Why the Cash ISA Isn't Dead
Despite the reduced limit, financial experts stress that the cash ISA retains a crucial role. It remains the most tax-efficient vehicle for holding cash savings, shielding interest from both income tax and capital gains tax. For a diversified, lower-risk portfolio, a cash ISA is still a valuable component.
The history of ISAs shows a gradual shift in saver behaviour. Launched to replace PEPs and TESSAs, £28.4bn was paid into 9.3 million adult ISAs in their first year. By the 2023/24 tax year, this soared to £103bn across 15 million accounts. While cash ISAs once made up around 80% of subscriptions in 2008/09, that proportion had fallen to approximately 66% by 2023/24.

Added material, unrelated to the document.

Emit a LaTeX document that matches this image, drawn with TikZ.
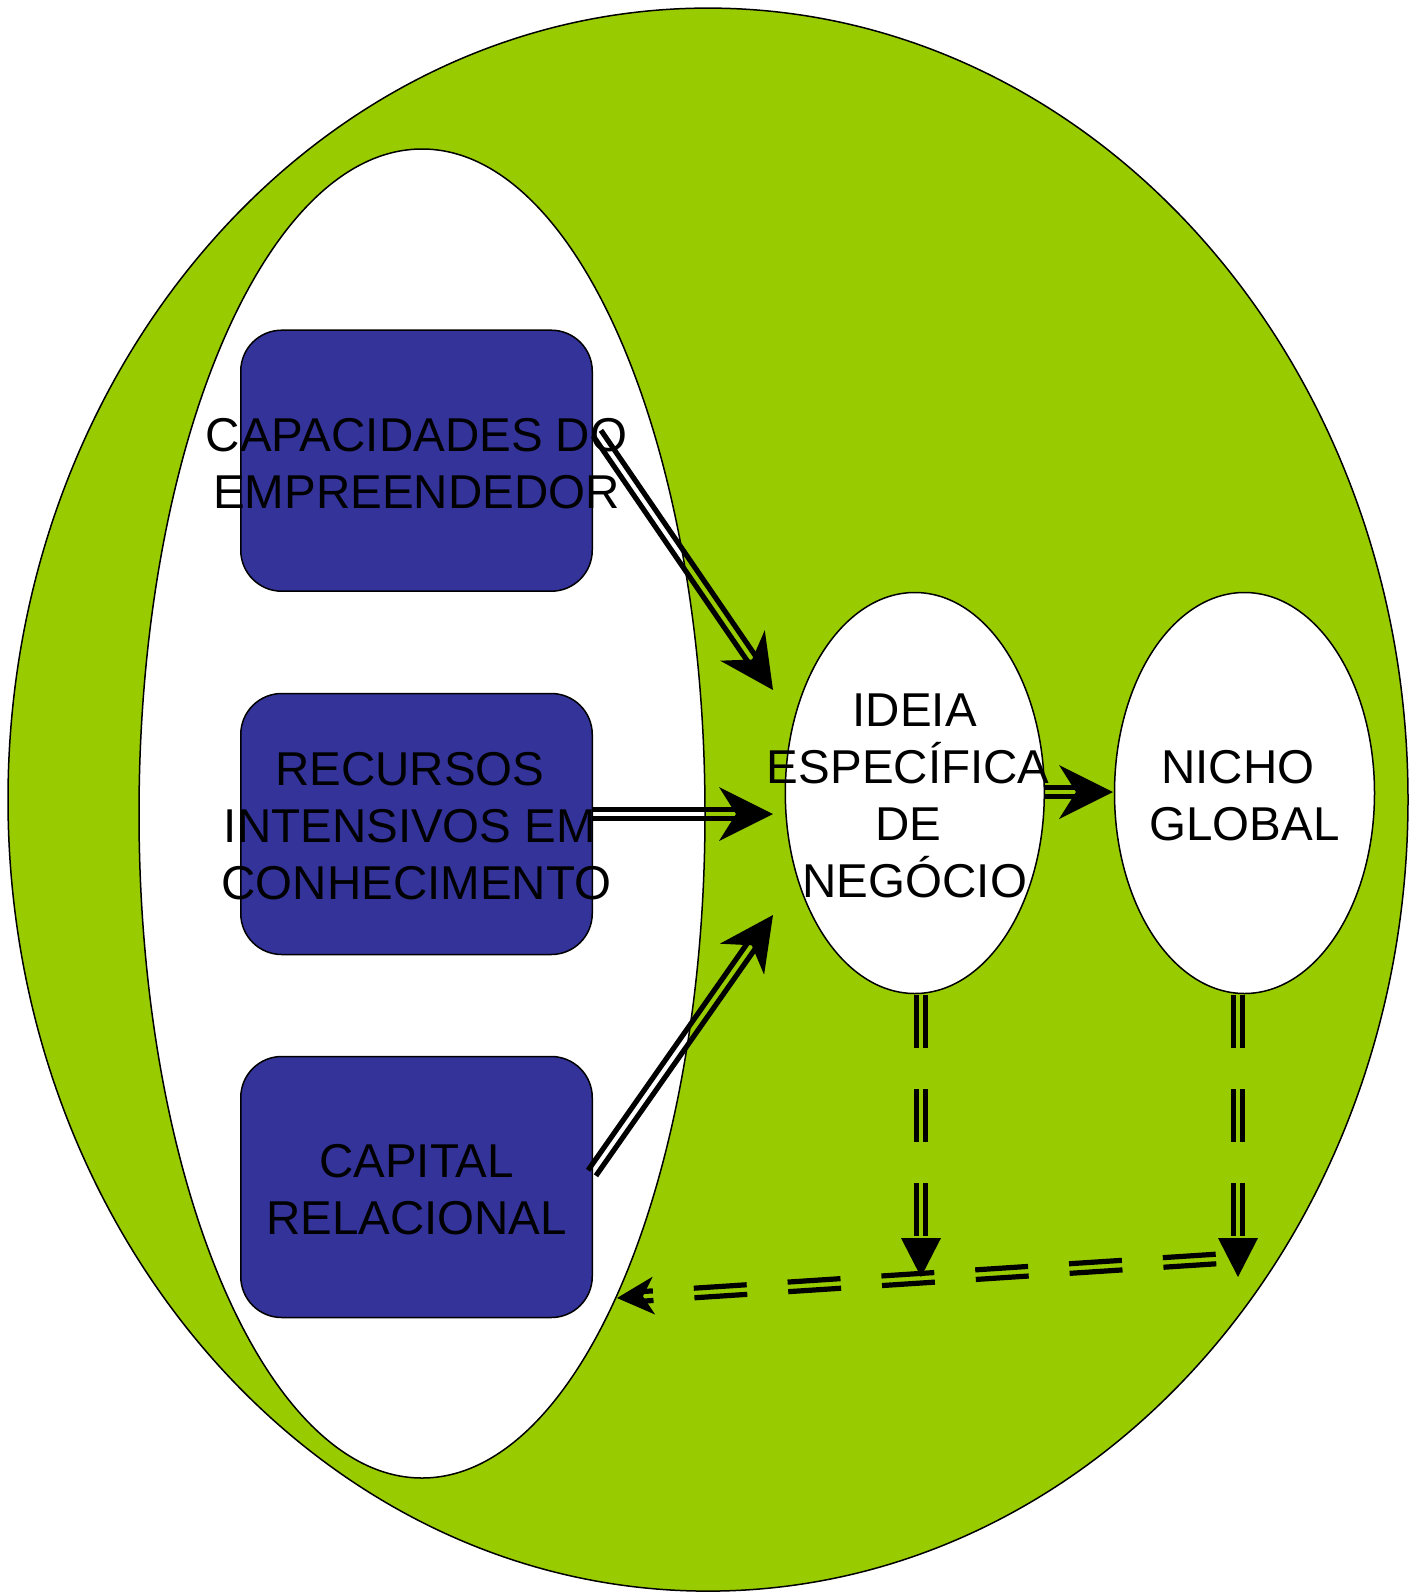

Key Considerations for Savers
Savers now have several important factors to weigh. Firstly, the overall annual ISA allowance remains at £20,000. It's worth noting that the average subscription per account in 2023/24 was just under £7,000, suggesting many savers operate well below the current maximum.
Secondly, there is no immediate panic. The changes announced last Wednesday will not apply until April 2027. This gives savers multiple tax years to plan and utilise the current, higher limits. Transparency and sound financial advice are emphasised as essential for navigating these changes, whatever a saver's ultimate goal.
Opponents of the move, including some building societies, have warned it could impact mortgage rates, as they often use cash ISA deposits to fund home loans. However, the government's focus is firmly on stimulating investment to grow both personal wealth and the wider UK economy, drawing a contrast with the higher investment participation rates seen in countries like the United States.